594 S.W.3d 322
Tex.2020Background
- On Dec. 5, 2015, Joshua Garcia struck a bull owned by Shary Pruski on State Highway 123 in Wilson County; Garcia was injured and the bull died after the bull escaped a fenced pasture.
- Wilson County had adopted a local stock law under Chapter 143 of the Texas Agriculture Code.
- Garcia sued Pruski for negligence and for violating Chapter 143: (a) §143.102 (prohibits knowingly permitting livestock to roam on highway right-of-way) and (b) §143.074 (stock-law ban on allowing animals to run at large in counties with a stock law).
- The trial court granted summary judgment for Pruski. The court of appeals affirmed as to §143.102 (no fact issue on knowing permit) but held Garcia raised a fact issue under §143.074, allowing civil liability without a knowing mental state.
- The Texas Supreme Court granted review to resolve whether §143.102 or §143.074 governs liability for highway collisions in counties with stock laws and whether the ‘‘knowingly’’ mental-state requirement applies.
Issues
| Issue | Plaintiff's Argument | Defendant's Argument | Held |
|---|---|---|---|
| Which statutory standard governs livestock-owner liability for collisions on state highways in a county that has adopted a stock law? | Garcia: County stock law (§143.074) applies and can impose liability without a ‘‘knowing’’ mental state. | Pruski: §143.102 governs highway accidents and §143.107 resolves conflicts in favor of subchapter E (§143.101–.108), so the ‘‘knowingly’’ requirement applies. | The Court held §143.102 exclusively governs highway collisions in counties with stock laws; liability requires proof the owner ‘‘knowingly’’ permitted the animal to be on the highway. |
| Must courts adopt criminal statutes as civil-liability standards here? | Garcia assumed violation of the statutes supports civil claims. | Pruski noted courts need not automatically turn penal statutes into civil standards. | The Court assumed (without deciding) both statutes could supply civil standards for purposes of the case but resolved the dispute under §143.107, so only §143.102 applies. |
Key Cases Cited
- Clarendon Land, Inv. & Agency Co. v. McClelland, 23 S.W. 576 (Tex. 1893) (explains Texas free‑range tradition and historical meaning of "run at large").

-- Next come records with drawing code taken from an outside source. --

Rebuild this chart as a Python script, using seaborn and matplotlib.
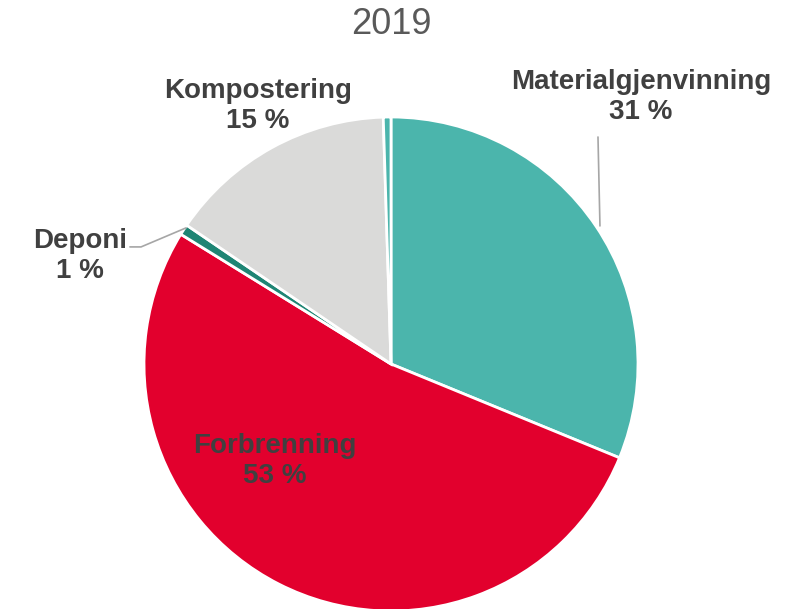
import matplotlib
matplotlib.use("Agg")
import matplotlib.pyplot as plt
import seaborn as sns

categories = ["Materialgjenvinning", "Forbrenning", "Deponi", "Kompostering", "Annet"]
shares = [31.2, 52.6, 0.7, 15.0, 0.5]
pct_labels = ["31 %", "53 %", "1 %", "15 %", ""]
colors = ["#4BB5AC", "#E2002D", "#1E8574", "#DADAD9", "#4BB5AC"]

sns.set_theme(style="white")
plt.rcParams['font.family'] = ['Liberation Sans', 'DejaVu Sans']

fig = plt.figure(figsize=(7.97, 6.09), dpi=100)
ax = fig.add_axes([144 / 797, -2 / 609, 494 / 797, 494 / 609])

wedges, _ = ax.pie(shares, colors=colors, startangle=90, counterclock=False,
                   wedgeprops=dict(edgecolor="white", linewidth=2))
for w in wedges:
    w.set_clip_on(False)
ax.set_xlim(-1, 1)
ax.set_ylim(-1, 1)
ax.set_aspect("equal")
ax.axis("off")

txt = "#404040"
# label centres in pie coordinates (radius = 1)
label_pos = {
    "Materialgjenvinning": (1.012, 1.080),
    "Forbrenning": (-0.47, -0.393),
    "Deponi": (-1.259, 0.437),
    "Kompostering": (-0.538, 1.045),
}
for cat, pct in zip(categories, pct_labels):
    if cat not in label_pos:
        continue
    x, y = label_pos[cat]
    ax.text(x, y, f"{cat}\n{pct}", ha="center", va="center", fontsize=20,
            fontweight="bold", color=txt, linespacing=1.2, clip_on=False)

# leader lines
ax.plot([0.838, 0.846], [0.919, 0.559], color="#A6A6A6", lw=1.2, clip_on=False)
ax.plot([-1.057, -1.012, -0.830], [0.474, 0.474, 0.551], color="#A6A6A6", lw=1.2, clip_on=False)

fig.text(391 / 797, 1 - 25 / 609, "2019", ha="center", va="center", fontsize=26, color="#595959")

fig.savefig("out.png", dpi=100)
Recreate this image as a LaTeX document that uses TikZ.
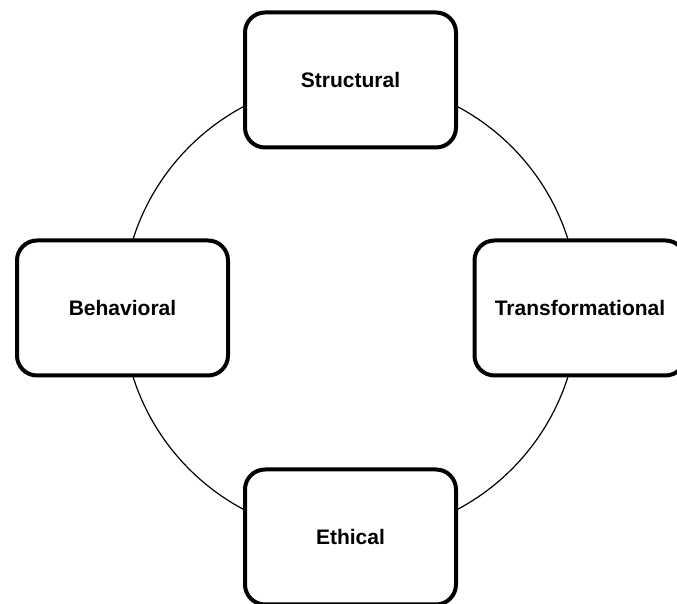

- Gibbs v. Jackson, 990 S.W.2d 745 (Tex. 1999) (reaffirmed Texas free‑range rule and discussed statutory departures).
- Entergy Gulf States, Inc. v. Summers, 282 S.W.3d 433 (Tex. 2009) (statutory interpretation principle: apply statutes as written).
- Combs v. Roark Amusement & Vending, L.P., 422 S.W.3d 632 (Tex. 2013) (when statutory language is unambiguous, courts must follow it).
- BankDirect Capital Fin., LLC v. Plasma Fab, LLC, 519 S.W.3d 76 (Tex. 2017) (text is primary interpretive guide).
- Carter v. William Sommerville & Son, Inc., 584 S.W.2d 274 (Tex. 1979) (criminal statutes do not automatically become civil standards).
- Smith v. Merritt, 940 S.W.2d 602 (Tex. 1997) (courts may accept or reject penal statutes as civil standards).
- Howsley v. Gilliam, 517 S.W.2d 531 (Tex. 1975) (power to adopt/reject criminal standards for civil liability rests with civil courts).
- Rose v. Ben C. Hebert Heirs, 305 S.W.3d 874 (Tex. App.—Beaumont 2010) (interpreting "permit" under stock law as more than simple negligence).
- Weaver v. Brink, 613 S.W.2d 581 (Tex. App.—Waco 1981) (courts have relied on Chapter 143 provisions to impose civil liability for stray livestock).